> **PROBLEM DETAILS**:
Without the pictures, can you quote each line below exactly?

> **RECORDED INFORMATION**:
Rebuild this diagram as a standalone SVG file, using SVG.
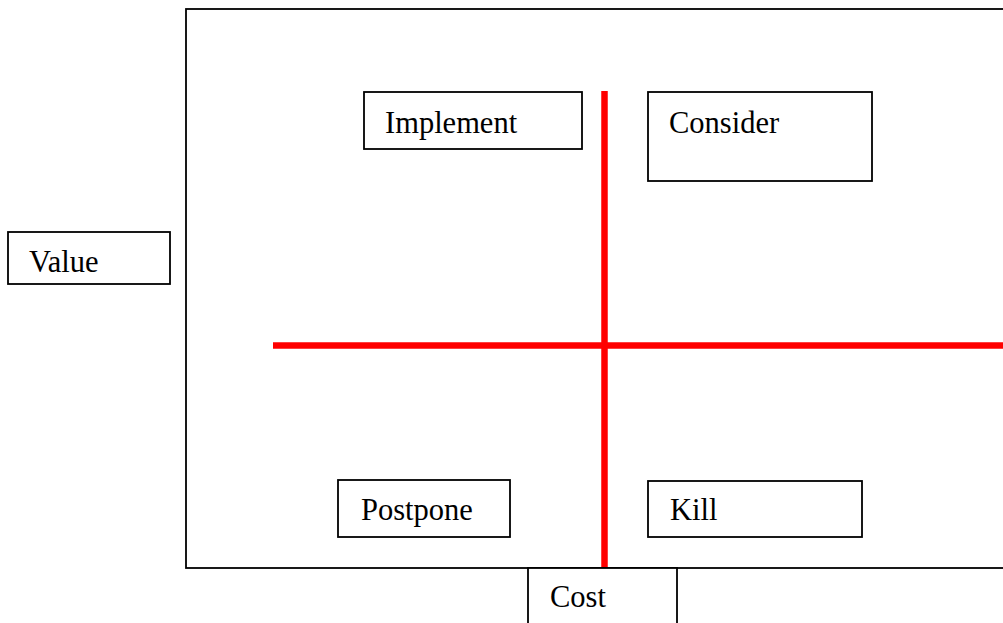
<svg xmlns="http://www.w3.org/2000/svg" width="1003" height="623" viewBox="0 0 1003 623">
<style>
.box{fill:#fff;stroke:#000;stroke-width:1.8}
.lbl{font-family:"Liberation Serif","Times New Roman",serif;font-size:30.5px;fill:#000}
.axis{stroke:#ff0000;stroke-width:6.5;fill:none}
</style>
<rect width="1003" height="623" fill="#fff"/>
<g id="frame"><rect class="box" x="186" y="9" width="830" height="559"/></g>
<g id="connectors">
<line class="axis" x1="604.5" y1="91" x2="604.5" y2="567"/>
<line class="axis" x1="273" y1="345.5" x2="1010" y2="345.5"/>
</g>
<g id="implement"><rect class="box" x="364" y="92" width="218" height="57"/><text class="lbl" x="385" y="132.5">Implement</text></g>
<g id="consider"><rect class="box" x="648" y="92" width="224" height="89"/><text class="lbl" x="669" y="132.5">Consider</text></g>
<g id="value"><rect class="box" x="8" y="232" width="162" height="52"/><text class="lbl" x="29" y="271.5">Value</text></g>
<g id="postpone"><rect class="box" x="338" y="480" width="172" height="57"/><text class="lbl" x="361" y="519.5">Postpone</text></g>
<g id="kill"><rect class="box" x="648" y="481" width="214" height="56"/><text class="lbl" x="670" y="519.5">Kill</text></g>
<g id="cost"><rect class="box" x="528" y="568" width="149" height="70"/><text class="lbl" x="550" y="607">Cost</text></g>
</svg>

> **TASK OUTPUT**:
Rebuild this diagram as a standalone SVG file, using SVG.
<svg xmlns="http://www.w3.org/2000/svg" width="1003" height="623" viewBox="0 0 1003 623">
<style>
.box{fill:#fff;stroke:#000;stroke-width:1.8}
.lbl{font-family:"Liberation Serif","Times New Roman",serif;font-size:30.5px;fill:#000}
.axis{stroke:#ff0000;stroke-width:6.5;fill:none}
</style>
<rect width="1003" height="623" fill="#fff"/>
<g id="frame"><rect class="box" x="186" y="9" width="830" height="559"/></g>
<g id="connectors">
<line class="axis" x1="604.5" y1="91" x2="604.5" y2="567"/>
<line class="axis" x1="273" y1="345.5" x2="1010" y2="345.5"/>
</g>
<g id="implement"><rect class="box" x="364" y="92" width="218" height="57"/><text class="lbl" x="385" y="132.5">Implement</text></g>
<g id="consider"><rect class="box" x="648" y="92" width="224" height="89"/><text class="lbl" x="669" y="132.5">Consider</text></g>
<g id="value"><rect class="box" x="8" y="232" width="162" height="52"/><text class="lbl" x="29" y="271.5">Value</text></g>
<g id="postpone"><rect class="box" x="338" y="480" width="172" height="57"/><text class="lbl" x="361" y="519.5">Postpone</text></g>
<g id="kill"><rect class="box" x="648" y="481" width="214" height="56"/><text class="lbl" x="670" y="519.5">Kill</text></g>
<g id="cost"><rect class="box" x="528" y="568" width="149" height="70"/><text class="lbl" x="550" y="607">Cost</text></g>
</svg>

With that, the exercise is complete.